Pearce has put together a strong start to his 2026 campaign, including his match-winning smother against Adelaide, and is on pace to be in the mix to earn his first, and long-awaited, All-Australian blazer.
But the Fremantle star is already considered the best defender in the league by former Port Adelaide and Gold Coast power forward Charlie Dixon, who claims Pearce was the toughest defender still playing the game he matched up with.
“Towards the end, it was definitely Alex Pearce and Harris Andrews, obviously,” he told SEN.
“(Pearce) has gone forward and kicked goals and won games - for a key back to be versatile like that is quite rare.
“I felt like he would play in front of me, and anyone who played in front of me, I would have a really good time, but he came back with such strength and force that he would always just get a fingertip in. It would drive me insane!
“He’s bigger than me, and his arms seem like they’re longer. They hang past his knees! The ball would hit the ground, and I used to think I was actually quite good below my knees, so that’s where I had another advantage.
“The ball would hit the ground, and he’d pick it up, and he’d be gone. I’d be standing there like, ‘Ugh, here comes the runner! I know, mate, I know.”
It was another West Australian, Dixon, who kicked 357 goals across 221 AFL games, said was his toughest all-time.
“Alex Rance, I felt like I was sort of at my peak, and I was playing good footy. He was always really hard, and I always loved playing on the best, and wanted to play on the best. If you had a good game on someone like Alex Rance, it means you had a really good game,” he said.
“The big guys like Andrews - the same as Pearce - who can move really well and wants the footy (were always the most difficult match-ups).

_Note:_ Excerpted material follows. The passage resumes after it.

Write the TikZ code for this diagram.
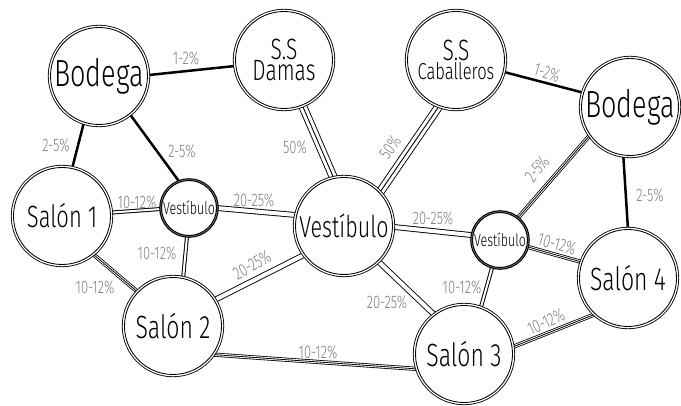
\documentclass[tikz,border=0pt]{standalone}
\usepackage{fontspec}
\setmainfont{Fira Sans Light}
\usepackage{graphicx}
\usetikzlibrary{backgrounds}
\newcommand{\tl}[1]{\scalebox{1}[1.4]{#1}}
\tikzset{
  big/.style={circle, draw, fill=white, line width=0.85pt, minimum size=97pt, inner sep=0pt, outer sep=0pt, align=center,
    preaction={draw, line width=0.85pt, double=white, double distance=3.6pt}},
  small/.style={circle, draw, fill=white, line width=1pt, minimum size=55pt, inner sep=0pt, outer sep=0pt,
    preaction={draw, line width=1.1pt, double=gray, double distance=2.4pt}},
  lbl/.style={text=gray, font=\fontsize{13}{13}\selectfont, inner sep=0pt},
  thickone/.style={line width=2.5pt},
  dwide/.style={line width=0.9pt, double=white, double distance=4pt},
  dnarrow/.style={line width=1pt, double=white, double distance=2pt},
  twide/.style={line width=0.9pt, preaction={draw, line width=0.9pt, double=white, double distance=7pt}},
  ttight/.style={line width=0.8pt, preaction={draw, line width=0.8pt, double=white, double distance=2.6pt}},
}
\begin{document}
\begin{tikzpicture}[x=1pt,y=-1pt]
\useasboundingbox (0,0) rectangle (681,406);
% nodes
\node[big] (bl) at (99,76) {\fontsize{27}{27}\selectfont\tl{Bodega}};
\node[big] (dam) at (284,60) {\fontsize{21}{31}\selectfont\tl{S.S}\\\fontsize{21}{31}\selectfont\tl{Damas}};
\node[big] (cab) at (456,60) {\fontsize{21}{33}\selectfont\tl{S.S}\\\fontsize{16.5}{33}\selectfont\tl{Caballeros}};
\node[big] (br) at (630,107) {\fontsize{27}{27}\selectfont\tl{Bodega}};
\node[big] (s1) at (62,216) {\fontsize{22}{22}\selectfont\tl{Salón 1}};
\node[small] (vl) at (189,208) {\fontsize{12.5}{12.5}\selectfont\tl{Vestíbulo}};
\node[big] (v) at (344,226) {\fontsize{21.5}{21.5}\selectfont\tl{Vestíbulo}};
\node[small] (vr) at (500,240) {\fontsize{12.5}{12.5}\selectfont\tl{Vestíbulo}};
\node[big] (s2) at (173,326) {\fontsize{23}{23}\selectfont\tl{Salón 2}};
\node[big] (s3) at (464,354) {\fontsize{23}{23}\selectfont\tl{Salón 3}};
\node[big] (s4) at (628,278) {\fontsize{23}{23}\selectfont\tl{Salón 4}};
% edges
\begin{scope}[on background layer]
\fill[white] (0,0) rectangle (681,406);
\draw[thickone] (bl.1) -- (dam.187);
\draw[thickone] (bl.252) -- (s1.78);
\draw[thickone] (bl.309) -- (vl.110);
\draw[thickone] (cab.346) -- (br.163);
\draw[thickone] (br.262) -- (s4.90);
\draw[dwide] (vl.0) -- (v.167);
\draw[dwide] (s2.32) -- (v.216);
\draw[dwide] (v.359) -- (vr.170);
\draw[dwide] (v.314) -- (s3.127);
\draw[dnarrow] (s1.4) -- (vl.182);
\draw[dnarrow] (vl.266) -- (s2.78);
\draw[dnarrow] (vr.254) -- (s3.70);
\draw[twide] (dam.292) -- (v.102);
\draw[twide] (cab.250) -- (v.43);
\draw[ttight] (br.215) -- (vr.51);
\draw[ttight] (s1.309) -- (s2.136);
\draw[ttight] (s2.324) -- (s3.198);
\draw[ttight] (s3.8) -- (s4.228);
\draw[ttight] (vr.346) -- (s4.161);
\end{scope}
% labels
\node[lbl] (l1) at (186,58) {\tl{1-2\%}};
\node[lbl] (l2) at (56,145) {\tl{2-5\%}};
\node[lbl] (l3) at (182,151) {\tl{2-5\%}};
\node[lbl] (l4) at (295,147) {\tl{50\%}};
\node[lbl] (l5) at (137,202) {\tl{10-12\%}};
\node[lbl] (l6) at (254,200) {\tl{20-25\%}};
\node[lbl] (l7) at (157,253) {\tl{10-12\%}};
\node[lbl] (l8) at (95,287) {\tl{10-12\%}};
\node[lbl, rotate=30] (l9) at (252,265) {\tl{20-25\%}};
\node[lbl] (l10) at (318,352) {\tl{10-12\%}};
\node[lbl, rotate=56] (l11) at (390,147) {\tl{50\%}};
\node[lbl, rotate=-18] (l12) at (547,73) {\tl{1-2\%}};
\node[lbl, rotate=52] (l13) at (537,169) {\tl{2-5\%}};
\node[lbl] (l14) at (650,195) {\tl{2-5\%}};
\node[lbl] (l15) at (433,218) {\tl{20-25\%}};
\node[lbl, rotate=-16] (l16) at (557,244) {\tl{10-12\%}};
\node[lbl] (l17) at (462,287) {\tl{10-12\%}};
\node[lbl] (l18) at (387,302) {\tl{20-25\%}};
\node[lbl, rotate=25] (l19) at (546,322) {\tl{10-12\%}};
\end{tikzpicture}
\end{document}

“I’m all about the key defender who wants the footy as well. Not the bloke who sits in your back pocket and doesn’t want the footy, just runs around.
“(Daniel) Talia was probably more on the side where he’d sit in your back pocket and would not let you get anywhere near it. That’s always hard.”
Pearce is averaging 4.5 spoils per game so far in 2026, his highest since 2021, and is ranked sixth in the competition for intercept marks with more than two a game.

And Dockers coach Justin Longmuir is adamant his skipper should be in the All-Australian discussion.
“I would think he deserves to be there. I haven’t watched every team as closely as the selectors, but he’d be in my team,” he said.
“It comes down to continuity but also, I think he’s preparing as well as he’s ever prepared.
“He’s had a fantastic start and off the back of that, he’s reading the game really well.
“When the momentum is against us, he’s always our loudest player and connecting his teammates and keeping us on track.”